__What the exercise asks__:
Only the lines from the top of the listing below to the line that has "-- (#1.east) -- ([xshift=-#2pt]#1.south" should be echoed, with both ends kept and pictures left out.

(Dataset records)
- - - - - - -

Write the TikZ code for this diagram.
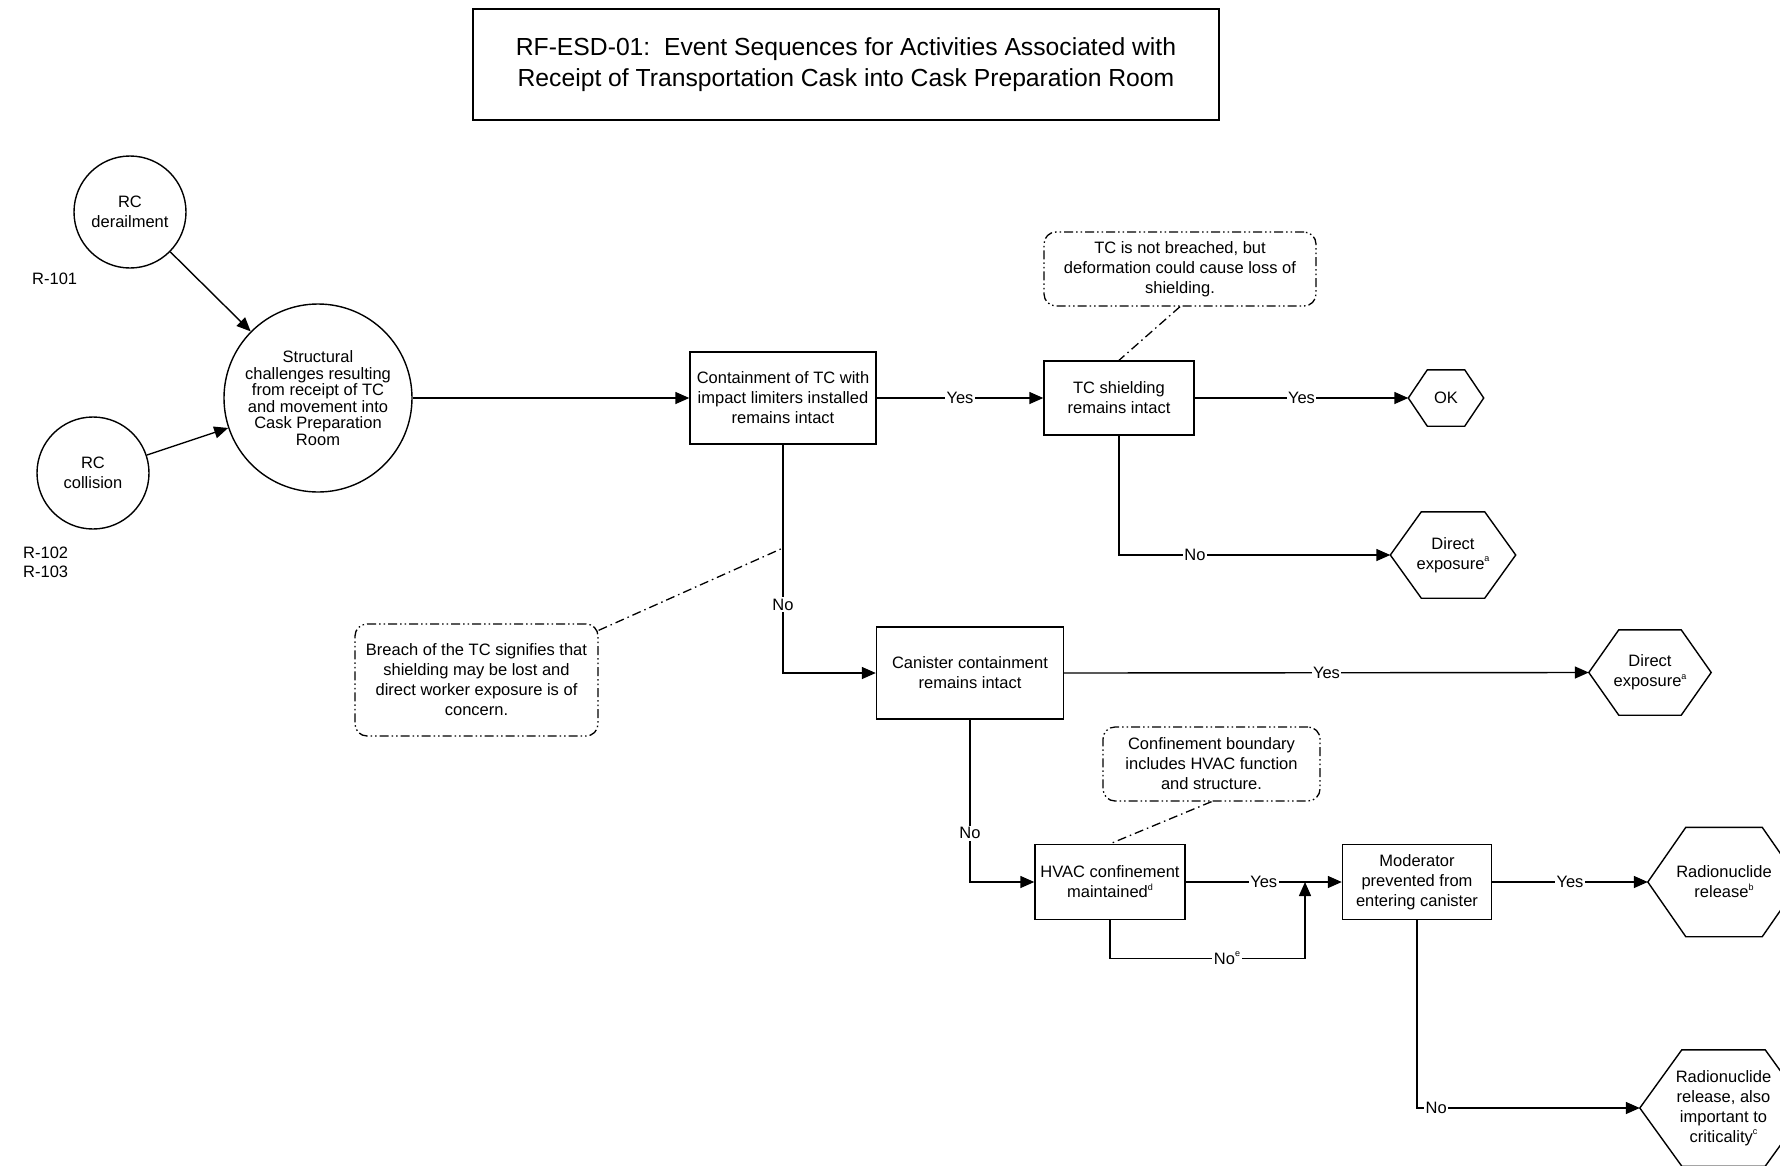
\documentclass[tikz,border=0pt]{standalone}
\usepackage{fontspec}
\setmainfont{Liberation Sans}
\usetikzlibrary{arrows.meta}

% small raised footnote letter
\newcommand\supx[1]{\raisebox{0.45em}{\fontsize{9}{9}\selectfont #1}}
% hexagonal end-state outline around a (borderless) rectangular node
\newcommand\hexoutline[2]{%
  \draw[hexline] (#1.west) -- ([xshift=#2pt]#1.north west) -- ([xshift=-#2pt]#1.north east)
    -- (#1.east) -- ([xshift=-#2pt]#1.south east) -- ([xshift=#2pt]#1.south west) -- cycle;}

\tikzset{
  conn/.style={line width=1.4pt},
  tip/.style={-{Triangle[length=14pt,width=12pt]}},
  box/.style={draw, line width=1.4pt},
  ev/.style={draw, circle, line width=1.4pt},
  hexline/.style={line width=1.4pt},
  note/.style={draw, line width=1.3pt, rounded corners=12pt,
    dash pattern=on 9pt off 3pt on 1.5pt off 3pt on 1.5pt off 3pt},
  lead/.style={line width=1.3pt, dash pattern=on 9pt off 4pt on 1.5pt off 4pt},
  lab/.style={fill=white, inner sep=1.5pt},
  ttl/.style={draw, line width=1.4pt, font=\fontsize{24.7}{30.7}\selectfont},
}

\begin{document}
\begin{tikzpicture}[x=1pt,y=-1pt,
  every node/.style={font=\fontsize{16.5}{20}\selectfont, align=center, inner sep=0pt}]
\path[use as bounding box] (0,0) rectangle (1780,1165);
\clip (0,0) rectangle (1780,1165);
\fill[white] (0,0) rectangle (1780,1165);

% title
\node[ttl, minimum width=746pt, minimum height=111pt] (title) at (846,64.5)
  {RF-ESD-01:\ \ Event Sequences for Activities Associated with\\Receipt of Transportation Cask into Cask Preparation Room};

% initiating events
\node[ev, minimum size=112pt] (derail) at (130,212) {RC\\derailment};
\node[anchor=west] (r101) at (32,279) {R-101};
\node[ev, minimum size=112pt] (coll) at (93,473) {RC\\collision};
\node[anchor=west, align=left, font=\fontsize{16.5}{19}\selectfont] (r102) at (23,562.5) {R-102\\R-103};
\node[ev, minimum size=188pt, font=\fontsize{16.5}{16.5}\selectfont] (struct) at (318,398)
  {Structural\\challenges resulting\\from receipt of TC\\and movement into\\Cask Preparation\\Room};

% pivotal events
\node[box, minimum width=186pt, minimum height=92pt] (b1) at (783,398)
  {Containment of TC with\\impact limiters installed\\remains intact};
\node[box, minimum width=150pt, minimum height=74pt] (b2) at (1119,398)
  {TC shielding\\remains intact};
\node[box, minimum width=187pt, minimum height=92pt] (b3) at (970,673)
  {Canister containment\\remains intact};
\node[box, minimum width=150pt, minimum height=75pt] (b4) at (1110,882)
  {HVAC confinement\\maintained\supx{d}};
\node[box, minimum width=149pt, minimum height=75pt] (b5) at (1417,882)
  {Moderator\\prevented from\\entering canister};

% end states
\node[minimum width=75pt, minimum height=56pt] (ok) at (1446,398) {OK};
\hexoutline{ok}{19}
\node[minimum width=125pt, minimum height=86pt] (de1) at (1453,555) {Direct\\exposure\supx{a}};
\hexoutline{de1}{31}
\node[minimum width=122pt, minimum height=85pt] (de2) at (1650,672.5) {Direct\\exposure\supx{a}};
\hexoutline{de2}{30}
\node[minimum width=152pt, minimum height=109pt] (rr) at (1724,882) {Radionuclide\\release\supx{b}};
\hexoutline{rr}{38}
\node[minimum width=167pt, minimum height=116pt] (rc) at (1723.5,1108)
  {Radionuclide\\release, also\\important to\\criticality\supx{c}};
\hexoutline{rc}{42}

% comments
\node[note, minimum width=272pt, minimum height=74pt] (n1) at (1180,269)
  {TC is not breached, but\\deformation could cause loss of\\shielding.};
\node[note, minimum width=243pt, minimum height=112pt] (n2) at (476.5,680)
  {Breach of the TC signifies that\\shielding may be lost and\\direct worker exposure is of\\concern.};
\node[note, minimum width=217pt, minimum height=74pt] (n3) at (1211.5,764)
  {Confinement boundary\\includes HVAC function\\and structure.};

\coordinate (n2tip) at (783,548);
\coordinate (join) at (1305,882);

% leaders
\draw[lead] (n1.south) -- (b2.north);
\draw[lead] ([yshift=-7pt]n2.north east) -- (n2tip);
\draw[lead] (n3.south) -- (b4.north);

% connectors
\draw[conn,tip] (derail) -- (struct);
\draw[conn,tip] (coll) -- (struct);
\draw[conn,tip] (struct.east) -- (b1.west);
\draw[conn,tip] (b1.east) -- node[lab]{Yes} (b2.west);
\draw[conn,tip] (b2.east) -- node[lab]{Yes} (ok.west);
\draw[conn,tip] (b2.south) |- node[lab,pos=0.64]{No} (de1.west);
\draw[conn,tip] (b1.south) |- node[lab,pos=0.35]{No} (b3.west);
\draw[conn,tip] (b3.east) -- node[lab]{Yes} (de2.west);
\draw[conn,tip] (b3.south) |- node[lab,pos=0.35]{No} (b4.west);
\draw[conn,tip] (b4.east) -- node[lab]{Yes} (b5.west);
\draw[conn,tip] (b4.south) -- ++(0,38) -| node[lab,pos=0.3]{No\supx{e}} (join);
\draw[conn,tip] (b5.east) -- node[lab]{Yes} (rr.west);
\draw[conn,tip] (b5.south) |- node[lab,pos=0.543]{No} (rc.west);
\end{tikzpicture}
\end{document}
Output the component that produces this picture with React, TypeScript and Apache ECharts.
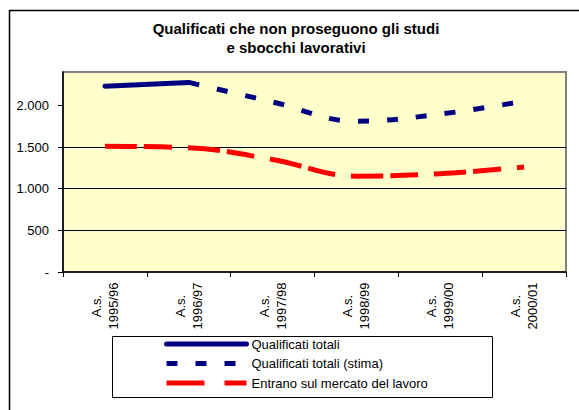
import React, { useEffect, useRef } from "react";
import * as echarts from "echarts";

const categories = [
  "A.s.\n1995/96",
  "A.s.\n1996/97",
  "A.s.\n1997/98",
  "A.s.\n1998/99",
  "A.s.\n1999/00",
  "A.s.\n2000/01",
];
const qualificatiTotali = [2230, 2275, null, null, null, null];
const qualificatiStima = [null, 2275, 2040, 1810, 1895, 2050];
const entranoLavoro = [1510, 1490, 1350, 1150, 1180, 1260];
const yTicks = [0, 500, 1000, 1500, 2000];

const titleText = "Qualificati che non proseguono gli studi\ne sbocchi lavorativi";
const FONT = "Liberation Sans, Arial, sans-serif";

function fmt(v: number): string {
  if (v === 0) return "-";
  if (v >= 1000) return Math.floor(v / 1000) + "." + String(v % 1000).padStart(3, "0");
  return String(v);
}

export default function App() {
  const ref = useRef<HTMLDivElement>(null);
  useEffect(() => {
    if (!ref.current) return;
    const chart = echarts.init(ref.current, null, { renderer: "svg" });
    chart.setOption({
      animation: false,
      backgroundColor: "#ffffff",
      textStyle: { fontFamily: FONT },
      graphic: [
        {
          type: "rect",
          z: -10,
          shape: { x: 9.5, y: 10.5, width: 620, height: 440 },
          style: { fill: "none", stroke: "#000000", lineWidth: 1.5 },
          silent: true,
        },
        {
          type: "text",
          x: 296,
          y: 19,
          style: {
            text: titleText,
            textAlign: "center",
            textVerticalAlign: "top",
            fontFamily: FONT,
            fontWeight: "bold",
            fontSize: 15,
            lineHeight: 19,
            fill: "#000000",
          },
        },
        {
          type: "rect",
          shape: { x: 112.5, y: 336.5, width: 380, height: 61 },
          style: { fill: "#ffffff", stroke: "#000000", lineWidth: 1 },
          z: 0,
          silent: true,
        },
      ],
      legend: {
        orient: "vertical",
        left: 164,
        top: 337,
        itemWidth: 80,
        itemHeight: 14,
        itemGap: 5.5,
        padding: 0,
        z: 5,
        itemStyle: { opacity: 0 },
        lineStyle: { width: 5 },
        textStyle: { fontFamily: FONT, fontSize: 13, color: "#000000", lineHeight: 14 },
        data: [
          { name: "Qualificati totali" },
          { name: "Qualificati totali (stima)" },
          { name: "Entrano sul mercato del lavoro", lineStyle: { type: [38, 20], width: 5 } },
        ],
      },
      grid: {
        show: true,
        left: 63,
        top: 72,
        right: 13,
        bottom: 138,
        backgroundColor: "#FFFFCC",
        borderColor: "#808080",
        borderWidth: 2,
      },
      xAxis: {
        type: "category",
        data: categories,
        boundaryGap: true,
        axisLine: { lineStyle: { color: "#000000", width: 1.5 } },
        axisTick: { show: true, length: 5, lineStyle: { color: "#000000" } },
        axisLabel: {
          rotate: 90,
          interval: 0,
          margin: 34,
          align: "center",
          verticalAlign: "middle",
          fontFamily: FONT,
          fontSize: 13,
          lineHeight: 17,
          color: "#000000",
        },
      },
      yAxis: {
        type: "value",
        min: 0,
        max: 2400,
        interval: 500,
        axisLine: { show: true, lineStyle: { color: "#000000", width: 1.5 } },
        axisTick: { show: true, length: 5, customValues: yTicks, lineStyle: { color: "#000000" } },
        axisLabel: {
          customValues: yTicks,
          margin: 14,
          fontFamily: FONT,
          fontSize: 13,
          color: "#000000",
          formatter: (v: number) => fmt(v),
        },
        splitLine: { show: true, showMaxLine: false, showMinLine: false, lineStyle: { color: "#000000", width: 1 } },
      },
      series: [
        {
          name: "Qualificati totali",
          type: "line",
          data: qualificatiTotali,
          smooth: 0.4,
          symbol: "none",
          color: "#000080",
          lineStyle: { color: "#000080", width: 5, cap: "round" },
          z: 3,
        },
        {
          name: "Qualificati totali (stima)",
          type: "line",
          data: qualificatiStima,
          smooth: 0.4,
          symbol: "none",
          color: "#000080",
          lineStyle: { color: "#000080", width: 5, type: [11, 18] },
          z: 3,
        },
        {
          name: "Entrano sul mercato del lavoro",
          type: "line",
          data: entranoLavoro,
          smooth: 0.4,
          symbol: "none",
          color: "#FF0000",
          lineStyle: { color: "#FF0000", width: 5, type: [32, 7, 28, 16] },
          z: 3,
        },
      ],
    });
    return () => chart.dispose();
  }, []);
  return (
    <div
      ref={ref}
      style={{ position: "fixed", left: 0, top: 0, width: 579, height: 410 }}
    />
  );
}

- - - - - - -

__Written answer__:
Write the TikZ code for this diagram.
\documentclass[tikz,border=0pt]{standalone}
\usepackage{fontspec}
\setmainfont{Liberation Sans}
\usetikzlibrary{arrows.meta}

% small raised footnote letter
\newcommand\supx[1]{\raisebox{0.45em}{\fontsize{9}{9}\selectfont #1}}
% hexagonal end-state outline around a (borderless) rectangular node
\newcommand\hexoutline[2]{%
  \draw[hexline] (#1.west) -- ([xshift=#2pt]#1.north west) -- ([xshift=-#2pt]#1.north east)
    -- (#1.east) -- ([xshift=-#2pt]#1.south east) -- ([xshift=#2pt]#1.south west) -- cycle;}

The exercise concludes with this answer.